Just like everything else in OS, it’s simple! 

First, find a sturdy overhead unit, such as a pullup bar, a set of rings, or even a door jamb pullup unit (which is what I usually use). 

Next, grab onto it tightly, keeping your shoulders pulled down and back.  This is called “active hanging”, because you are activating the muscles surrounding your shoulders to help you keep your arms in place.  

You can also hang while letting your shoulders rise up toward your ears – what’s known as “passive hanging” – which relies more on the passive structures, like the connective tissues, to hold you in place.  These are great if your shoulders are ready for them.  However, if you’re just getting started on hanging, I’d recommend active hanging. 

“This is great, but I can only hang for a few seconds before my grip/shoulders give out.  Maybe hanging’s not for me?”

Have no fear, my dear.  You can gently but effectively work your way up to longer and stronger hangs by simply changing the angle.  

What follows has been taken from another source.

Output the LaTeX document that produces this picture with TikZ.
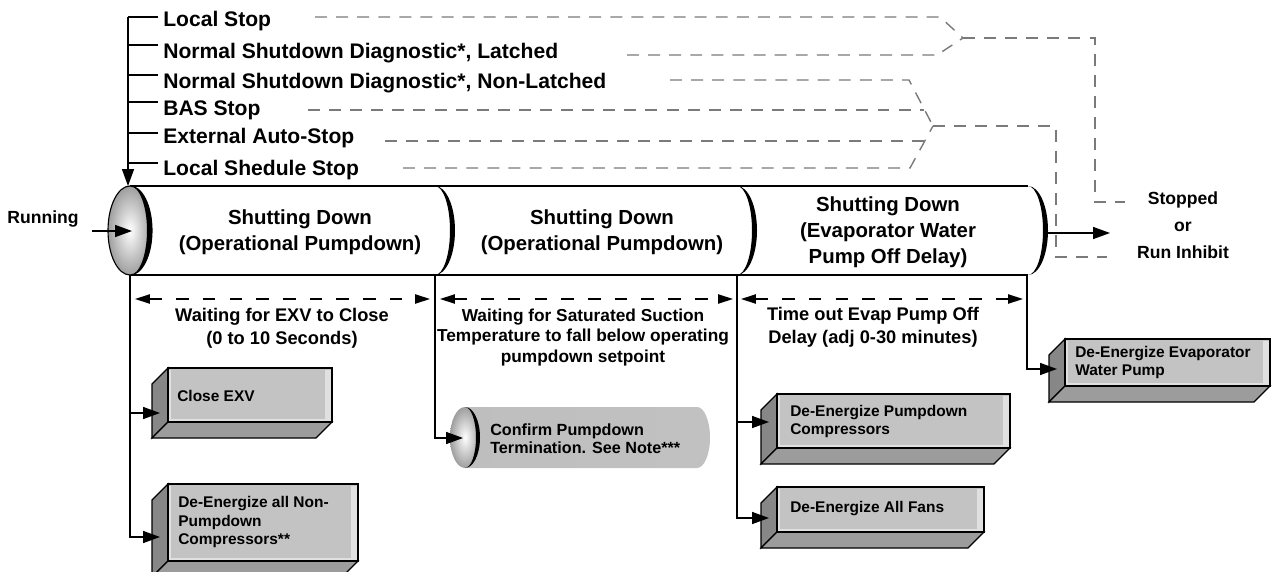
\documentclass[tikz,border=0pt]{standalone}
\usepackage{fontspec}
\setmainfont{Liberation Sans}
\usetikzlibrary{calc,positioning,arrows.meta}
\definecolor{lineGray}{HTML}{7A7A7A}
\definecolor{faceFront}{HTML}{C3C3C3}
\definecolor{faceSide}{HTML}{878787}
\definecolor{faceBottom}{HTML}{9C9C9C}
\definecolor{faceEdge}{HTML}{E0E0E0}

\pgfdeclarehorizontalshading{tubeBody}{100bp}{color(0bp)=(white); color(82bp)=(white); color(100bp)=(black!13)}
\pgfdeclarehorizontalshading{capsuleBody}{100bp}{color(0bp)=(black!26); color(86bp)=(black!24); color(95bp)=(black!6); color(100bp)=(black!28)}

% 3D action block: #1 name, #2 left, #3 top, #4 right, #5 bottom, #6 arrow y
\newcommand{\actionblock}[6]{%
  \filldraw[fill=faceSide, draw=black, line width=0.8pt]
    (#2-16,#3+16) -- (#2,#3) -- (#2,#5) -- (#2-16,#5+16) -- cycle;
  \filldraw[fill=faceBottom, draw=black, line width=0.8pt]
    (#2-16,#5+16) -- (#2,#5) -- (#4,#5) -- (#4-16,#5+16) -- cycle;
  \filldraw[fill=faceFront, draw=black, line width=0.8pt] (#2,#3) rectangle (#4,#5);
  \fill[faceEdge] (#4-7,#3+1.5) rectangle (#4-1.5,#5-1.5);
  \draw[faceEdge, line width=0.9pt] (#2+2,#3+2) -- (#2+2,#5-2) -- (#4-7,#5-2);
  \coordinate (#1) at (#2-8,#6);
}

\begin{document}
\begin{tikzpicture}[
  % pixel-like grid: x right, y down
  x=0.025cm, y=-0.025cm,
  tickLabel/.style={anchor=base west, inner sep=0pt,
    font=\fontsize{15}{17}\selectfont\bfseries},
  segTitle/.style={align=center, inner sep=0pt,
    font=\fontsize{14.5}{18.5}\selectfont\bfseries},
  dimLabel/.style={align=center, inner sep=0pt,
    font=\fontsize{13}{16}\selectfont\bfseries},
  boxLabel/.style={anchor=west, align=left, inner sep=0pt,
    font=\fontsize{11}{13.5}\selectfont\bfseries},
  stateLabel/.style={align=center, inner sep=0pt,
    font=\fontsize{12.5}{19}\selectfont\bfseries},
  flow/.style={line width=1pt, -{Triangle[length=12pt,width=8.5pt]}},
  dimArrow/.style={line width=1.1pt, dash pattern=on 9pt off 10pt,
    {Triangle[length=10.5pt,width=6.5pt]}-{Triangle[length=10.5pt,width=6.5pt]}},
  stopLine/.style={lineGray, line width=1pt, dash pattern=on 8.5pt off 6.5pt},
]
\useasboundingbox (0,0) rectangle (1272,572);

% --- Stop requests (left stem) ---
\node[tickLabel] (localStop)     at (163,27)  {Local Stop};
\node[tickLabel] (nsdLatched)    at (163,58)  {Normal Shutdown Diagnostic*, Latched};
\node[tickLabel] (nsdNonLatched) at (163,88)  {Normal Shutdown Diagnostic*, Non-Latched};
\node[tickLabel] (basStop)       at (163,115) {BAS Stop};
\node[tickLabel] (extStop)       at (163,143) {External Auto-Stop};
\node[tickLabel] (schedStop)     at (163,175) {Local Shedule Stop};

\coordinate (stemTop) at (128,17);
\coordinate (capTop)  at (128,186);
\foreach \lbl/\y in {localStop/17, nsdLatched/45, nsdNonLatched/75,
                     basStop/102, extStop/133, schedStop/163} {
  \draw[line width=1pt, shorten >=3.5pt] (128,\y) -- (\lbl.west |- 0,\y);
}
\draw[flow] (stemTop) -- (capTop);

% --- Stop requests (dashed, to the right) ---
\coordinate (joinA) at (963,38);
\coordinate (joinB) at (933,126);
\coordinate (stopInA) at (1125,202);
\coordinate (stopInB) at (1107,257);
\draw[stopLine] (315,17) -- (940,17) -- (joinA);
\draw[stopLine] (627,55) -- (937,55) -- (joinA);
\draw[stopLine] (joinA) -- (1095,38) -- (1095,202) -- (stopInA);
\draw[stopLine] (670,80) -- (909,80) -- (joinB);
\draw[stopLine] (308,110) -- (924,110);
\draw[stopLine] (385,141) -- (924,141);
\draw[stopLine] (403,168) -- (910,168) -- (joinB);
\draw[stopLine] (joinB) -- (1056,126) -- (1056,257) -- (stopInB);

\node[stateLabel] (stopped) at (1183,225) {Stopped\\or\\Run Inhibit};

% --- Shutdown tube ---
\foreach \L/\R in {737/1028, 435/737, 130/435} {
  \shade[shading=tubeBody] (\L,186) -- (\R,186)
    arc[start angle=-90, end angle=90, x radius=20, y radius=44.5] -- (\L,275) -- cycle;
}
\draw[line width=1.3pt] (130,186) -- (1028,186);
\draw[line width=1.3pt] (130,275) -- (1028,275);
\foreach \R in {435,737,1028} {
  \fill (\R,186) arc[start angle=-90, end angle=90, x radius=20, y radius=44.5]
    arc[start angle=90, end angle=-90, x radius=15, y radius=44.5] -- cycle;
}
\shade[inner color=white, outer color=black!38] (130,230.5) ellipse[x radius=22, y radius=44.5];
\draw[line width=0.8pt] (130,230.5) ellipse[x radius=22, y radius=44.5];
\fill (130,186) arc[start angle=-90, end angle=90, x radius=22, y radius=44.5]
  arc[start angle=90, end angle=-90, x radius=17, y radius=44.5] -- cycle;

\node[segTitle] (segPump)  at (300,232) {Shutting Down\\(Operational Pumpdown)};
\node[segTitle] (segSat)   at (602,232) {Shutting Down\\(Operational Pumpdown)};
\node[segTitle] (segEvap)  at (888,232) {Shutting Down\\(Evaporator Water\\Pump Off Delay)};

% --- In / out ---
\node[stateLabel] (running) at (43,219) {Running};
\coordinate (runFrom) at (92,231);
\coordinate (capMid)  at (132,231);
\draw[flow] (runFrom) -- (capMid);
\coordinate (tubeEnd) at (1048,233);
\coordinate (outTip)  at (1110,233);
\draw[flow] (tubeEnd) -- (outTip);

% --- Timing ---
\coordinate (b0) at (130,275);
\coordinate (b1) at (435,275);
\coordinate (b2) at (737,275);
\coordinate (b3) at (1027,275);
\draw[dimArrow] ($(b0)+(5,24)$) -- ($(b1)+(-5,24)$);
\draw[dimArrow] ($(b1)+(5,24)$) -- ($(b2)+(-4,24)$);
\draw[dimArrow] ($(b2)+(4,24)$) -- ($(b3)+(-4,24)$);

\node[dimLabel] (dimExv)  at (282,328.5) {Waiting for EXV to Close\\(0 to 10 Seconds)};
\node[dimLabel, font=\fontsize{12.3}{14.6}\selectfont\bfseries] (dimSat) at (583,337.5)
  {Waiting for Saturated Suction\\Temperature to fall below operating\\pumpdown setpoint};
\node[dimLabel] (dimEvap) at (873,327.5) {Time out Evap Pump Off\\Delay (adj 0-30 minutes)};

% --- Actions ---
\actionblock{exvIn}{168}{368}{332}{422}{413}
\node[boxLabel] (closeExv) at (177,396) {Close EXV};
\actionblock{nonpumpIn}{168}{484}{358}{561}{537}
\node[boxLabel] (nonPump) at (178,522) {De-Energize all Non-\\Pumpdown\\Compressors**};
\actionblock{pumpIn}{777}{394}{1010}{448}{422}
\node[boxLabel] (pumpComp) at (790,421.5) {De-Energize Pumpdown\\Compressors};
\actionblock{fansIn}{777}{487}{984}{532}{518}
\node[boxLabel] (allFans) at (790,509) {De-Energize All Fans};
\actionblock{evapIn}{1065}{339}{1270}{386}{369}
\node[boxLabel] (evapPump) at (1075,362.5) {De-Energize Evaporator\\Water Pump};

% confirm capsule
\shade[shading=capsuleBody] (465,407) -- (697,407)
  arc[start angle=-90, end angle=90, x radius=13, y radius=30.5] -- (465,468) -- cycle;
\shade[inner color=white, outer color=black!38] (465,437.5) ellipse[x radius=15, y radius=30.5];
\fill (465,407) arc[start angle=-90, end angle=90, x radius=15, y radius=30.5]
  arc[start angle=90, end angle=-90, x radius=11, y radius=30.5] -- cycle;
\coordinate (confirmIn) at (463,438);
\node[boxLabel, font=\fontsize{11.5}{12.8}\selectfont\bfseries] (confirm) at (490,439)
  {Confirm Pumpdown\\Termination. See Note***};

\draw[flow] (b0) |- (exvIn);
\draw[flow] (b0) |- (nonpumpIn);
\draw[flow] (b1) |- (confirmIn);
\draw[flow] (b2) |- (pumpIn);
\draw[flow] (b2) |- (fansIn);
\draw[flow] (b3) |- (evapIn);

\end{tikzpicture}
\end{document}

Using a set of gymnastics rings or a TRX unit, simply grab on tight, keep your arms straight, and slowly walk your legs forward until you’re at a challenging but sustainable angle to hold on to.  As time goes on, you can walk your legs further and further forward to increase the difficulty (note: you may want to find something to rest your feet on to prevent yourself from slipping.  Ask me how I know this).

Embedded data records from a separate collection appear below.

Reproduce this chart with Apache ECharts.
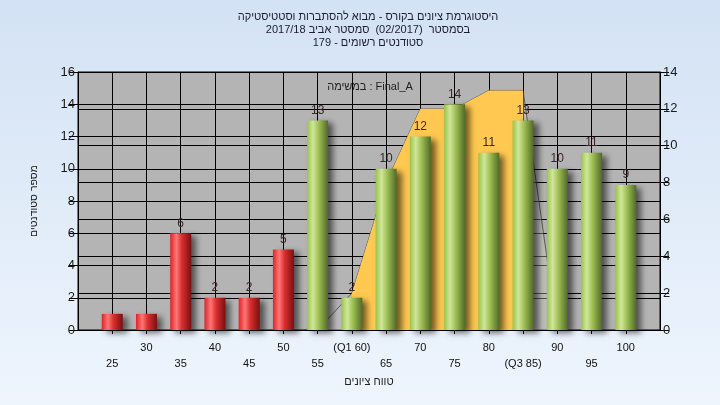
<!DOCTYPE html>
<html>
<head>
<meta charset="utf-8">
<script src="https://cdn.jsdelivr.net/npm/echarts@6/dist/echarts.min.js"></script>
<style>
html,body{margin:0;padding:0;}
#c{width:720px;height:405px;}
</style>
</head>
<body>
<div id="c"></div>
<script>
// ---- data ----
const titleLines = [
  'היסטוגרמת ציונים בקורס - מבוא להסתברות וסטטיסטיקה',
  'בסמסטר  (02/2017)  סמסטר אביב 2017/18',
  'סטודנטים רשומים - 179'
];
const legendText = 'במשימה : Final_A';
const yAxisTitle = 'מספר סטודנטים';
const xAxisTitle = 'טווח ציונים';
const categories = [25,30,35,40,45,50,55,60,65,70,75,80,85,90,95,100];
const tickLabels = ['25','30','35','40','45','50','55','(Q1 60)','65','70','75','80','(Q3 85)','90','95','100'];
const counts = [1,1,6,2,2,5,13,2,10,12,14,11,13,10,11,9];
const passMark = 55;
const q1 = 60, q3 = 85;
const curveX = [55,60,65,70,75,80,85,90];
const curveVals = [0,2,8,12,12,13,13,0];
const leftTicks = [0,2,4,6,8,10,12,14,16];
const rightTicks = [0,2,4,6,8,10,12,14];

const FONT = 'Liberation Sans, Arial, DejaVu Sans, sans-serif';

const greenGrad = {type:'linear',x:0,y:0,x2:1,y2:0,colorStops:[
  {offset:0,color:'#9cc24a'},{offset:0.28,color:'#cfe79a'},{offset:0.55,color:'#9fbf55'},{offset:1,color:'#506a26'}]};
const redGrad = {type:'linear',x:0,y:0,x2:1,y2:0,colorStops:[
  {offset:0,color:'#dc2428'},{offset:0.3,color:'#ff7676'},{offset:0.55,color:'#d9302f'},{offset:1,color:'#7a0f10'}]};

const barData = categories.map((c,i)=>({
  value:[c, counts[i]],
  itemStyle:{color: c < passMark ? redGrad : greenGrad},
  label:{show: counts[i] > 1}
}));
const curveData = curveX.map((x,i)=>[x, curveVals[i]]);
const iqrData = curveData.filter(p => p[0] >= q1 && p[0] <= q3);

const chart = echarts.init(document.getElementById('c'), null, {renderer:'canvas'});
chart.setOption({
  animation:false,
  backgroundColor:{type:'linear',x:0,y:0,x2:0,y2:1,colorStops:[
    {offset:0,color:'#d3e2f4'},{offset:1,color:'#eef5fd'}]},
  title:[{
    text: titleLines.join('\n'),
    left: 363, top: 5, textAlign:'center',
    textStyle:{fontFamily:FONT,fontSize:11,fontWeight:'normal',color:'#1c1c30',lineHeight:13}
  },{
    text: legendText,
    left: 365, top: 76, textAlign:'center',
    textStyle:{fontFamily:FONT,fontSize:11,fontWeight:'normal',color:'#222'}
  }],
  grid:{left:78,right:60,top:72,bottom:75,show:true,backgroundColor:'#b4b4b4',borderColor:'#000',borderWidth:1},
  xAxis:{
    type:'value', min:20, max:105, interval:5,
    name: xAxisTitle, nameLocation:'middle', nameGap:45,
    nameTextStyle:{fontFamily:FONT,fontSize:11,color:'#222'},
    axisLine:{lineStyle:{color:'#000'}},
    axisTick:{show:true,length:4,lineStyle:{color:'#000'}},
    splitLine:{show:true,lineStyle:{color:'#000',width:1}},
    axisLabel:{
      fontFamily:FONT,fontSize:11,color:'#111',margin:10,lineHeight:16,
      showMinLabel:false, showMaxLabel:false,
      formatter: v => {
        const i = categories.indexOf(v);
        if (i < 0) return '';
        return (i % 2 === 0) ? '\n' + tickLabels[i] : tickLabels[i];
      }
    }
  },
  yAxis:[{
    type:'value', min:0, max:16, interval:2, position:'left',
    name: yAxisTitle, nameLocation:'middle', nameGap:38, nameRotate:90,
    nameTextStyle:{fontFamily:FONT,fontSize:10.5,color:'#222'},
    axisLine:{show:true,lineStyle:{color:'#000'}},
    axisTick:{show:true,length:9,lineStyle:{color:'#000'}},
    splitLine:{show:true,lineStyle:{color:'#000',width:1}},
    axisLabel:{fontFamily:FONT,fontSize:13,color:'#1a1a1a',margin:3,
      formatter: v => leftTicks.includes(v) ? String(v) : ''}
  },{
    type:'value', min:0, max:14, interval:2, position:'right',
    axisLine:{show:true,lineStyle:{color:'#000'}},
    axisTick:{show:true,length:9,lineStyle:{color:'#000'}},
    splitLine:{show:true,lineStyle:{color:'#000',width:1}},
    axisLabel:{fontFamily:FONT,fontSize:13,color:'#1a1a1a',margin:3,
      formatter: v => rightTicks.includes(v) ? String(v) : ''}
  }],
  series:[{
    type:'line', yAxisIndex:1, data:curveData, symbol:'none', z:1,
    lineStyle:{color:'rgba(50,50,50,0.7)',width:1},
    areaStyle:{color:'rgba(205,205,205,0.55)'}
  },{
    type:'line', yAxisIndex:1, data:iqrData, symbol:'none', z:2,
    lineStyle:{width:0,color:'#ffc850'},
    areaStyle:{color:'#ffc850',opacity:1}
  },{
    type:'bar', data:barData, barWidth:21, z:5,
    itemStyle:{shadowColor:'rgba(0,0,0,0.55)',shadowBlur:6,shadowOffsetX:5,shadowOffsetY:3},
    label:{position:'top',distance:4,fontFamily:FONT,fontSize:12,color:'#3e2424',
      formatter: p => String(p.value[1])}
  }]
});
</script>
</body>
</html>
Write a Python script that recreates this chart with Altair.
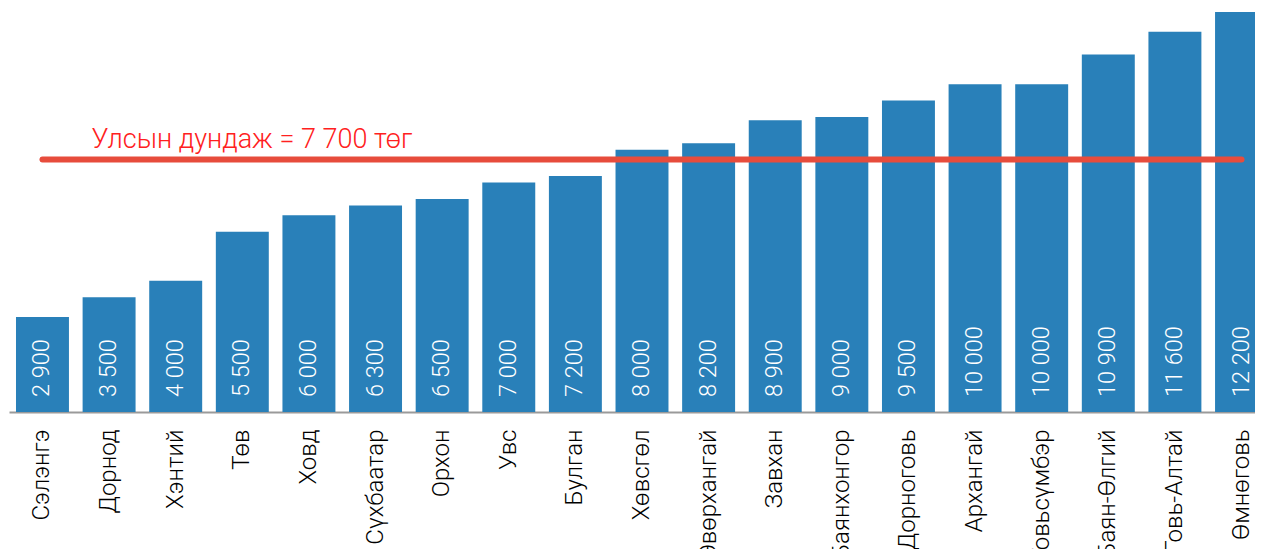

When you’re feeling strong and confident, aim to hang from a sturdy overhead unit again and see how much longer you can hold.  If you’ve put in the time and the work, the odds are ever in your favor that you’ll double or even triple the amount of time you can now hang. 

Plus, you’ll have a stronger grip, a stronger back, and happier shoulders and spine than when you started.

In the words of George and Ira Gershwin, “who could ask for anything more?”

You’ve got the tips, you’ve got the technique – now all that’s left is to go do it!  Try it out and connect the missing link in your Original Strength.  You’ll be glad you did.

Have fun and happy training!



Aleks “The Hebrew Hammer” Salkin is a level 2 StrongFirst certified kettlebell instructor (SFG II) and was hand-picked to be among the first-ever group of Original Strength Instructors. 

He grew up scrawny, unathletic, weak, and goofy until he was exposed to kettlebells and the teaching and methodology of Pavel in his early 20s, and took his training and movement skills to the next level upon discovering Original Strength in his mid-20s.

He is the author of The 8-Week Kettlebell & Bodyweight Challenge, and has a popular daily email list where he dishes out his best tips, tactics, techniques, and strategies for getting stronger, fitter, and healthier with kettlebells, calisthenics, and Original Strength.  To join (and get a free copy of the 8 Week Kettlebell & Bodyweight Challenge) click here =>


Comments (9)

  1. Todd:
    Dec 09, 2019 at 01:55 PM

    This is gold! I have a pull-up bar at home and at work, so regular hanging breaks are a must :)


    1. Aleks Salkin:
      Dec 09, 2019 at 08:34 PM

      Absolutely! I do them often and I always feel rejuvenated afterward (not to mention limbered up). Do it a few times a day for a month and let me know how you feel.


  2. Dan John:
    Dec 09, 2019 at 08:25 PM

    That's a nice bit of information. Thank you. Excellent material here.


    1. Aleks Salkin:
      Dec 09, 2019 at 08:38 PM

      Thanks for your kind words, Dan, I'm glad you enjoyed it!


  3. Steve:
    Dec 09, 2019 at 10:46 PM

    Great article and always good information...have seen some of your work with Pat Flynn and others I enjoy your style...just wanted to check something though.

    You did 20 reps with 2 x 53kg kettlebells?


    1. Aleks Salkin:
      Dec 10, 2019 at 01:49 AM

      Thanks for your kind words! And no, lol, not 2x53 kg - that should be 2x53 lb! Thanks for catching my typo.


  4. e:
    Dec 10, 2019 at 10:22 AM

    Excellent blog post. Thank you. In three months Improved from 3 sec maximum to sixty with both arms. One arm only is more difficult. I work on it. Scapula pulls are getting better, too.
    I am new to OS reading through all three books. Gold.

    Nowadays not even all kids master the basic movement patterns (their curling parents simply help too much) and later comes the I pad. Scary.


  5. Dana Clarfield:
    Dec 10, 2019 at 12:56 PM

    I really enjoyed reading this, practice hanging regularly, but tend to leave this out when working with clients. Thank you for this reminder! I'm signed up for the Press Reset workshop in March 2020, & looking forward to adding this to my movement toolbox!


  6. andrew hutchinson:
    Dec 23, 2019 at 09:28 PM

    Great reminder to start hanging, easily neglected, i know i am "guilty" of this.